Consciousness of failure makes for grumpiness. According to the Financial Times of 22 December, I am “the grumpiest man in Northumberland”, which seems a bit unlikely to me. Other claimants are urged to make urgent contact with the paper, to set the record straight. (Wives and girlfriends may act as proxies.)

Those words came in an article referring to something I wrote here about condemned roadside trees. Happily, those ashes and beeches achieved their apotheosis on Christmas Day, when an intense frost left every twig covered with about a quarter of an inch of ice. The effect was simply dazzling, with fallen ice on the roads (another major Elfin Safety hazard, soon to be eliminated), adding a crunchy delight to my afternoon walk.

I can honestly say that they have never looked more beautiful, and deeply regret that I did not have the wit to take a camera with me to capture a truly amazing View of the North.
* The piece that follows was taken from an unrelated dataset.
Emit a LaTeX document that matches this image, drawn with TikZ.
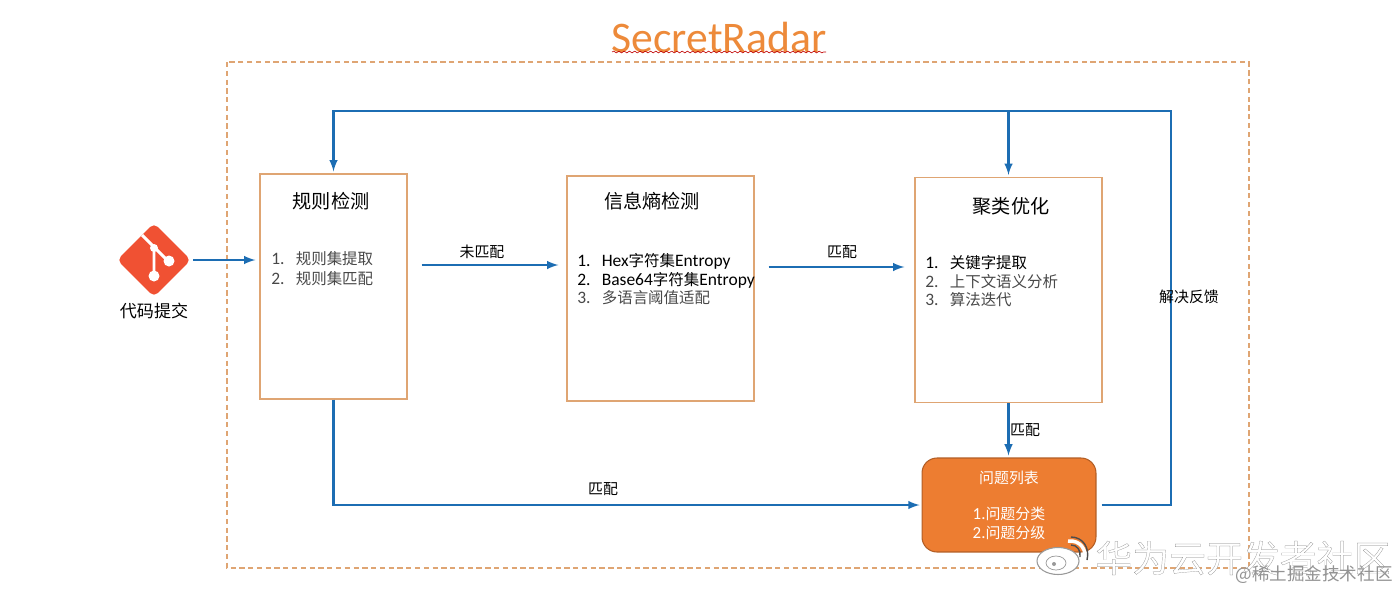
\documentclass[tikz,border=0pt]{standalone}
\usepackage{fontspec}
\setmainfont{Carlito}[Scale=1.13]
\newfontfamily\cjk{Noto Sans CJK SC}
\newfontfamily\markfont{Noto Sans CJK SC}[FakeBold=0.5]
\usetikzlibrary{arrows,positioning,shapes,shapes.geometric,decorations.pathmorphing}
\definecolor{flowblue}{HTML}{1C6DB3}
\definecolor{boxorange}{HTML}{DFA573}
\definecolor{titleorange}{HTML}{ED8A3A}
\definecolor{issueorange}{HTML}{ED7D31}
\definecolor{gitred}{HTML}{F05133}
\definecolor{itemgray}{HTML}{484848}
\newcommand{\numitem}[2]{\makebox[0.49cm][l]{#1.}#2}
\tikzset{
  stagebox/.style={draw=boxorange, line width=0.8pt, minimum width=3.74cm, minimum height=4.5cm, inner sep=0pt},
  stagehead/.style={font=\cjk\fontsize{10.9}{13}\selectfont, text=black},
  itemlist/.style={font=\fontsize{8.8}{10.6}\selectfont, align=left, anchor=north west, inner sep=0pt, text=itemgray},
  flowlabel/.style={font=\cjk\fontsize{8.5}{10}\selectfont, text=black, inner sep=0pt},
  flow/.style={->, draw=flowblue, line width=1.2pt}
}
\begin{document}
\begin{tikzpicture}[x=0.02cm, y=-0.02cm, >=latex]
  \useasboundingbox (0,0) rectangle (1400,592);

  \draw[boxorange, line width=1pt, dash pattern=on 3pt off 2pt] (227,62) rectangle (1249,568);
  \node[font=\fontsize{22}{24}\selectfont, text=titleorange, inner sep=0pt] (title) at (719,37) {SecretRadar};
  \draw[red!75!black, line width=0.35pt, decorate, decoration={snake, amplitude=0.5pt, segment length=3pt}] (612,52) -- (826,52);

  \node[diamond, fill=gitred, rounded corners=3pt, minimum size=1.48cm, inner sep=0pt] (git) at (154,260) {};
  \draw[white, line width=1.7pt] (142,235) -- (168,261) (154,247) -- (154,276);
  \fill[white] (154,276) circle (0.11cm) (169,261) circle (0.11cm) (154,248) circle (0.08cm);
  \node[flowlabel, font=\cjk\fontsize{9.7}{11}\selectfont, below=0.1cm of git] (gitlabel) {代码提交};

  \node[stagebox, minimum width=2.94cm] (rule) at (333.5,286.5) {};
  \node[stagebox] (entropy) at (660.5,288.5) {};
  \node[stagebox] (cluster) at (1008.5,290) {};
  \node[fill=issueorange, draw=issueorange!75!black, line width=0.6pt, rounded corners=0.3cm, minimum width=3.48cm, minimum height=1.88cm, inner sep=0pt, align=center, text=white, font=\fontsize{8.5}{10.4}\selectfont] (issues) at (1009,505)
    {{\cjk 问题列表}\\~\\1.{\cjk 问题分类}\\2.{\cjk 问题分级}};

  \node[stagehead] (rulehead) at (331,201) {规则检测};
  \node[stagehead] (entropyhead) at (652,201) {信息熵检测};
  \node[stagehead] (clusterhead) at (1011,206) {聚类优化};

  \node[itemlist, font=\fontsize{8.8}{11.3}\selectfont] (ruleitems) at (271,251) {\numitem{1}{\cjk 规则集提取}\\\numitem{2}{\cjk 规则集匹配}};
  \node[itemlist] (entropyitems) at (577,253) {\textcolor{black}{\numitem{1}{Hex{\cjk 字符集}Entropy}}\\\textcolor{black}{\numitem{2}{Base64{\cjk 字符集}Entropy}}\\\numitem{3}{\cjk 多语言阈值适配}};
  \node[itemlist] (clusteritems) at (925,255) {\textcolor{black}{\numitem{1}{\cjk 关键字提取}}\\\numitem{2}{\cjk 上下文语义分析}\\\numitem{3}{\cjk 算法迭代}};

  \coordinate (turnbottom) at (1171,505);
  \coordinate (turntop) at (1171,111);

  \draw[flow, shorten <=0.04cm, shorten >=0.08cm] (git.east) -- (git.east -| rule.west);
  \draw[flow, shorten <=0.28cm, shorten >=0.16cm] (rule.east |- 0,265) -- (entropy.west |- 0,265);
  \draw[flow, shorten <=0.28cm, shorten >=0.2cm] (entropy.east |- 0,267) -- (cluster.west |- 0,267);
  \draw[flow, shorten >=0.04cm] (cluster.south) -- (cluster.south |- issues.north);
  \draw[flow, shorten >=0.04cm] (rule.south) |- (issues.west);
  \draw[flow, shorten <=0.1cm, shorten >=0.04cm] (issues.east) -- (turnbottom) -- (turntop) -- (rule.north |- turntop) -- (rule.north);
  \draw[flow, shorten >=0.04cm] (cluster.north |- turntop) -- (cluster.north);

  \node[flowlabel] (nomatch) at (482,252) {未匹配};
  \node[flowlabel] (matcha) at (842,252) {匹配};
  \node[flowlabel] (matchb) at (1025,430) {匹配};
  \node[flowlabel] (matchc) at (603,489) {匹配};
  \node[flowlabel] (feedback) at (1189,297) {解决反馈};

  \draw[gray!80, fill=white, line width=0.6pt] (1058,561) ellipse (0.42cm and 0.27cm);
  \draw[gray!80, line width=0.4pt] (1056,563) ellipse (0.2cm and 0.14cm);
  \fill[gray!80] (1054,564) circle (0.04cm);
  \draw[white, line width=2pt] (1068,541) .. controls (1081,540) and (1087,550) .. (1085,562);
  \draw[black!70, line width=0.8pt] (1071,537) .. controls (1083,537) and (1090,548) .. (1087,560);
  \draw[black!70, line width=0.8pt] (1071,545) .. controls (1077,545) and (1081,550) .. (1080,557);

  \node[font=\markfont\fontsize{21}{23}\selectfont, text=white, inner sep=0pt, anchor=west] (marktext) at (1095,558) {\special{pdf:code 0.5 0.5 0.5 RG}华为云开发者社区};
  \node[font=\cjk\fontsize{10}{12}\selectfont, text=gray!85, inner sep=0pt, anchor=east] (marksite) at (1393,575) {@稀土掘金技术社区};
\end{tikzpicture}
\end{document}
Even extreme cynics can occasionally be wowed by Nature.

Normality was swiftly restored on Boxing Day, when I visited an inexplicably popular seaside pub after a bracing walk with some friends. Here grumpiness was much in evidence, the odd twist being that it wasn’t mine. I was in a surprisingly good mood when I joined the long queue at the bar. I did not sigh or look at my watch when the people in front of me all placed food and drink orders of Baroque complexity. Nor did I lapse into those alarming imitations that I tend to do when bored: the orang-utan with scabies or the nervous plotter with the time-bomb in Hitler’s bunker.

In fact, my only possible offence was waving a five pound note to indicate that I would really quite like to be served when I finally reached the bar after 15 minutes or so, and the two staff decided that that was the perfect moment for a friendly chat with each other instead of pulling pints. At this point, a gorgonian landlady made it crystal clear that my custom was not desired, and added a lecture about ingratitude when all her team had “given up their Boxing Days” to serve others.

I’d like to take this opportunity to point out, madam, that you are not actually running a social service. You opened your pub because you knew it was a great opportunity to make a load of dosh, and didn’t you do well? I hope you were paying your staff well over their normal hourly rate, too. Clearly you can afford to pick and choose your customers, and you’ll doubtless be pleased to know that I shan’t be coming back.

Unfortunately you came along too late to help with my 2006 New Year’s resolution about cutting down on drinking. I’ve just checked the full list of ten: all broken, mostly in the first week of January. This year I’m only trying two: live for the moment and look on the bright side. As I used to say in pubs in the days when they were prepared to serve me: what’s yours?